Pendant des dizaines d’années, Chandi Rai a enseigné dans un lycée de Pathari (district de Morang, situé dans la partie sud du pays), accumulant les récompenses et distinctions pour la qualité de son travail. Le militant communiste est également l’un des membres de la Madan Bhandari Memorial Academy, une ONG à but caritatif (enseignement technique et scolaire, formation et aide à la réinsertion, hôpital communautaire) et est engagé dans plusieurs dizaines d’autres organisations.

Après des années d’activité politique, le militant communiste, qui s’est converti entre temps au christianisme, décide de se présenter aux élections de l’Assemblée constituante du 19 novembre 2013, après les échecs successifs de l’organe législatif dissous en mai 2012 à rédiger une nouvelle Constitution népalaise.

Chandi Rai est élu à Mogang avec plus de 14 000 voix, en grande partie grâce à son soutien actif à la liberté de religion et d’opinion. Pour le député, il est indispensable d’acter clairement la séparation de la religion et de l’Etat, avant de parler de démocratie.

« Les hindous sont libres de pratiquer leur foi et il devrait en être de même pour les autres groupes religieux, explique–t-il. Mais les partis traditionnels et les leaders politiques n’ont cessé d’ignorer les minorités en raisons de la prégnance de la culture hindoue majoritaire dans le pays. »

En tant que responsable politique, il lui tient à cœur de faire comprendre à la majorité hindoue qu’elle n’a rien à perdre à soutenir l’élaboration d’une Constitution qui protègerait la liberté religieuse. « La seule chose qu’ils risqueraient de perdre, c’est leur hégémonie … », précise-t-il néanmoins.

Mais de nos jours, ajoute-t-il encore, « nous ne pouvons plus nous permettre de pratiquer la discrimination à l’encontre de certains individus en raison de leur foi et de menacer ceux qui se convertissent ».

Selon Chandi Rai, la démocratie et la laïcité vont de pair et seule cette approche permettra d’unifier le pays où s’affrontent régulièrement les différentes communautés religieuses et ethniques. Tous les droits de l’homme doivent être protégés dans le cadre d’une démocratie, rappelle-t-il, ajoutant que cela inclut les droits à la liberté de religion et à la pratique de sa foi.

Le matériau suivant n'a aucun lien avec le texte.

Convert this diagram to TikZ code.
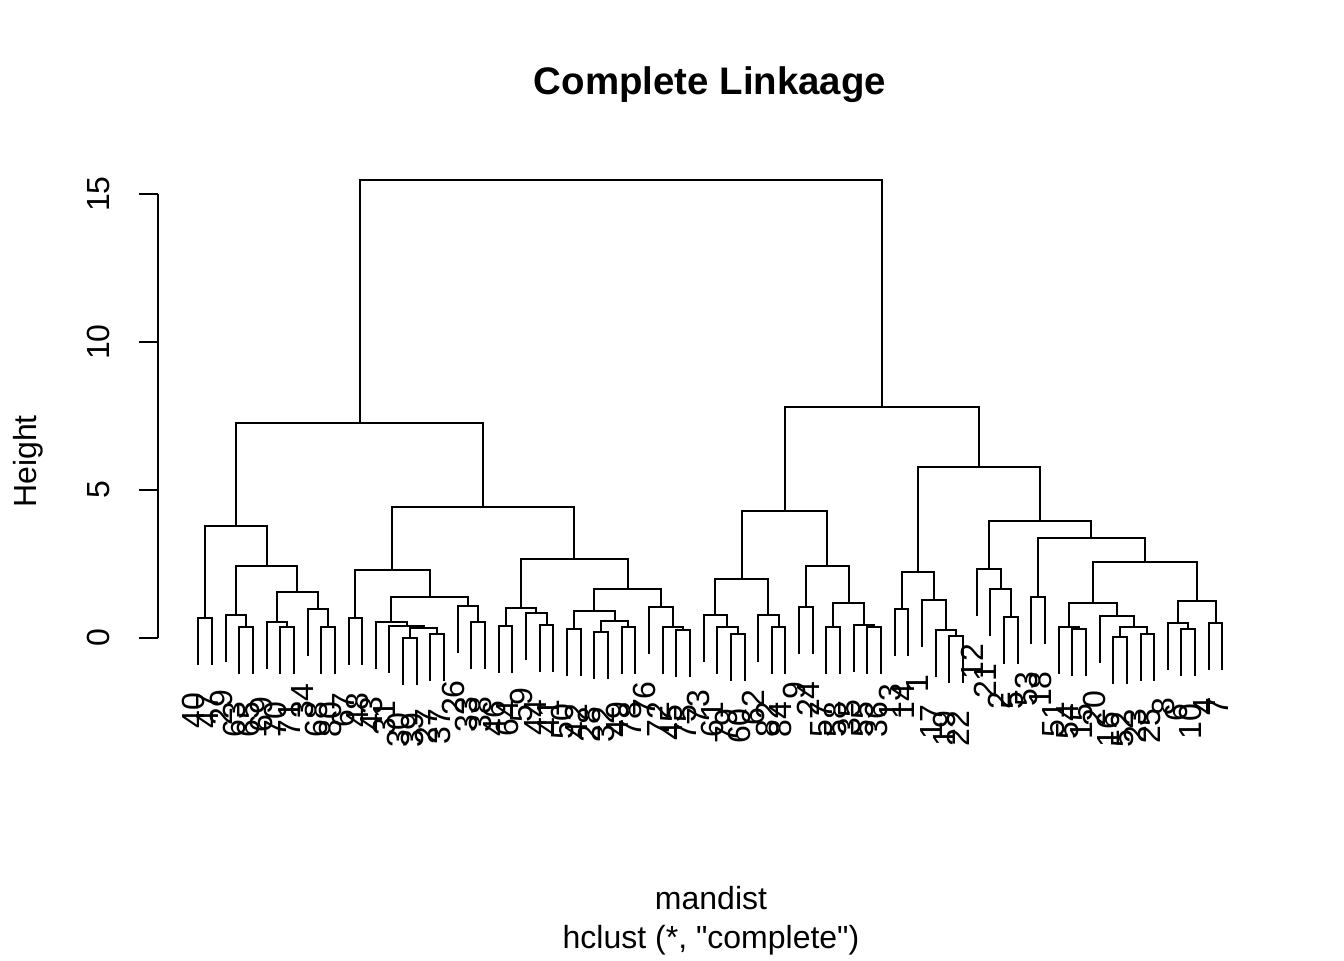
\documentclass[tikz,border=0pt]{standalone}
\usepackage{fontspec}
\setmainfont{Liberation Sans}
\newfontfamily\plainsans{Liberation Sans}[Ligatures=TeXOff]
\usetikzlibrary{calc}
\newcommand\mrg[4]{%
  \path let \p1=(#2), \p2=(#3) in ({0.5*\x1+0.5*\x2},{-0.375*#4*1pt}) coordinate (#1);
  \draw[tree] (#2) |- (#1) -| (#3);
}
\begin{document}
\begin{tikzpicture}[x=0.375pt,y=-0.375pt,
  tree/.style={line width=0.75pt,line cap=rect},
  lbl/.style={rotate=90,anchor=east,inner sep=0pt,font=\fontsize{12}{14}\selectfont},
  axlbl/.style={rotate=90,anchor=base,inner sep=0pt,font=\fontsize{12}{14}\selectfont}]
\useasboundingbox[fill=white] (0,0) rectangle (1344,960);
% title and axis titles
\node[anchor=base,inner sep=0pt,font=\bfseries\fontsize{14.4}{17}\selectfont] (title) at (710,94.7) {Complete Linkaage};
\node[anchor=base,inner sep=0pt,font=\fontsize{12}{14}\selectfont] (xlab) at (711,909.5) {mandist};
\node[anchor=base,inner sep=0pt,font=\plainsans\fontsize{12}{14}\selectfont] (sub) at (711,948) {hclust (*, "complete")};
\node[axlbl] (ylab) at (36.5,461.5) {Height};
% y axis
\coordinate (ax0) at (158,638);
\coordinate (ax15) at (158,194);
\draw[tree,line cap=butt] (ax0) -- (ax15);
\foreach \v in {0,5,10,15} {
  \coordinate (tk\v) at (158,{638-29.6*\v});
  \draw[tree,line cap=butt] (tk\v) -- ++(-19.2,0);
  \node[axlbl] (tl\v) at (109.5,{638-29.6*\v}) {\v};
}
% leaves: index / parent height (px) / label
\foreach \i/\py/\t in {
 0/618.3/40, 1/618.3/47, 2/615/29, 3/627.3/63, 4/627.3/65, 5/622.3/69, 6/627.3/70, 7/627.3/71,
 8/608.7/34, 9/627.3/68, 10/627.3/80, 11/617.7/67, 12/617.7/48, 13/621.7/43, 14/625.7/31,
 15/637.7/30, 16/637.7/39, 17/634.3/27, 18/634.3/37, 19/605.7/26, 20/622.3/33, 21/622.3/38,
 22/626/46, 23/626/64, 24/612.7/59, 25/625/44, 26/625/41, 27/629.3/50, 28/629.3/42,
 29/632/28, 30/632/32, 31/627.3/49, 32/627.3/78, 33/606.7/76, 34/627.3/72, 35/630.3/45, 36/630.3/75,
 37/615.3/73, 38/627.3/61, 39/633.7/79, 40/633.7/60, 41/615.3/62, 42/627.3/82, 43/627.3/84,
 44/606.7/9, 45/606.7/24, 46/627.3/57, 47/627.3/58, 48/625/35, 49/627.3/55, 50/627.3/36,
 51/609.3/13, 52/609.3/14, 53/599.7/1, 54/629.7/17, 55/636/19, 56/636/22,
 57/569/12, 58/588.7/21, 59/616.7/2, 60/616.7/5, 61/596.7/53, 62/596.7/18,
 63/627.3/51, 64/629.3/54, 65/629.3/15, 66/616/20, 67/637.3/16, 68/637.3/52,
 69/633.7/23, 70/633.7/25, 71/623.3/8, 72/629.3/6, 73/629.3/10, 74/623.3/4, 75/623.3/7} {
  \coordinate (l\i) at ({198.3+13.655*\i},{\py+46});
  \node[lbl] (t\i) at ([shift={(-4.6,28)}]l\i) {\t};
}
% left cluster
\mrg{a1}{l0}{l1}{618.3}
\mrg{a2}{l3}{l4}{627.3}
\mrg{a3}{l2}{a2}{615}
\mrg{a4}{l6}{l7}{627.3}
\mrg{a5}{l5}{a4}{622.3}
\mrg{a6}{l9}{l10}{627.3}
\mrg{a7}{l8}{a6}{608.7}
\mrg{a8}{a5}{a7}{592.3}
\mrg{a9}{a3}{a8}{566}
\mrg{a10}{a1}{a9}{526}
\mrg{b1}{l11}{l12}{617.7}
\mrg{b2}{l15}{l16}{637.7}
\mrg{b3}{l17}{l18}{634.3}
\mrg{b4}{b2}{b3}{627.7}
\mrg{b5}{l14}{b4}{625.7}
\mrg{b6}{l13}{b5}{621.7}
\mrg{b7}{l20}{l21}{622.3}
\mrg{b8}{l19}{b7}{605.7}
\mrg{b9}{b6}{b8}{596.7}
\mrg{b10}{b1}{b9}{570}
\mrg{c1}{l22}{l23}{626}
\mrg{c2}{l25}{l26}{625}
\mrg{c3}{l24}{c2}{612.7}
\mrg{c4}{c1}{c3}{608}
\mrg{c5}{l27}{l28}{629.3}
\mrg{c6}{l29}{l30}{632}
\mrg{c7}{l31}{l32}{627.3}
\mrg{c8}{c6}{c7}{620.7}
\mrg{c9}{c5}{c8}{611}
\mrg{c10}{l35}{l36}{630.3}
\mrg{c11}{l34}{c10}{627.3}
\mrg{c12}{l33}{c11}{606.7}
\mrg{c13}{c9}{c12}{588.7}
\mrg{c14}{c4}{c13}{559.3}
\mrg{c15}{b10}{c14}{507}
\mrg{lft}{a10}{c15}{423}
% right cluster
\mrg{d1}{l39}{l40}{633.7}
\mrg{d2}{l38}{d1}{627.3}
\mrg{d3}{l37}{d2}{615.3}
\mrg{d4}{l42}{l43}{627.3}
\mrg{d5}{l41}{d4}{615.3}
\mrg{d6}{d3}{d5}{579.3}
\mrg{d7}{l44}{l45}{606.7}
\mrg{d8}{l46}{l47}{627.3}
\mrg{d9}{l49}{l50}{627.3}
\mrg{d10}{l48}{d9}{625}
\mrg{d11}{d8}{d10}{603}
\mrg{d12}{d7}{d11}{566}
\mrg{d13}{d6}{d12}{511}
\mrg{e1}{l51}{l52}{609.3}
\mrg{e2}{l55}{l56}{636}
\mrg{e3}{l54}{e2}{629.7}
\mrg{e4}{l53}{e3}{599.7}
\mrg{e5}{e1}{e4}{572}
\mrg{f1}{l59}{l60}{616.7}
\mrg{f2}{l58}{f1}{588.7}
\mrg{f3}{l57}{f2}{569}
\mrg{f4}{l61}{l62}{596.7}
\mrg{f5}{l64}{l65}{629.3}
\mrg{f6}{l63}{f5}{627.3}
\mrg{f7}{l67}{l68}{637.3}
\mrg{f8}{l69}{l70}{633.7}
\mrg{f9}{f7}{f8}{627.3}
\mrg{f10}{l66}{f9}{616}
\mrg{f11}{f6}{f10}{603}
\mrg{f12}{l72}{l73}{629.3}
\mrg{f13}{l71}{f12}{623.3}
\mrg{f14}{l74}{l75}{623.3}
\mrg{f15}{f13}{f14}{601}
\mrg{f16}{f11}{f15}{562.3}
\mrg{f17}{f4}{f16}{538}
\mrg{f18}{f3}{f17}{521}
\mrg{g1}{e5}{f18}{467}
\mrg{rgt}{d13}{g1}{407}
\mrg{root}{lft}{rgt}{180}
\end{tikzpicture}
\end{document}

Le nouveau membre de la Constituante tient à préciser qu’il n’y a eu aucune raison cachée, financière ou « d’ordre matériel » derrière sa conversion. Dans un pays où les accusations de conversions forcées augmentent sous la pression des hindouistes, ce point lui paraît d’importance : « Aucun motif d’ordre matériel n’est à l’origine de ma conversion : en fait, je voudrais démontrer par ma propre expérience, l’importance de la liberté de religion et encourager chacun à suivre la foi qu’il a choisie. »

Le législateur dit avoir confiance en la nouvelle Assemblée où les maoïstes ont été réduits à la portion congrue. Il espère que la discrimination envers les hindous et les bouddhistes qui se sont convertis au christianisme va désormais diminuer et permettre l’instauration d’une véritable liberté religieuse au Népal.

Selon les dernières statistiques (difficilement vérifiables en raison de la multiplicité des Eglises), l’ensemble des chrétiens, toutes confessions confondues – et dont le nombre a considérablement augmenté depuis 2008 – atteindrait aujourd’hui les deux millions de fidèles.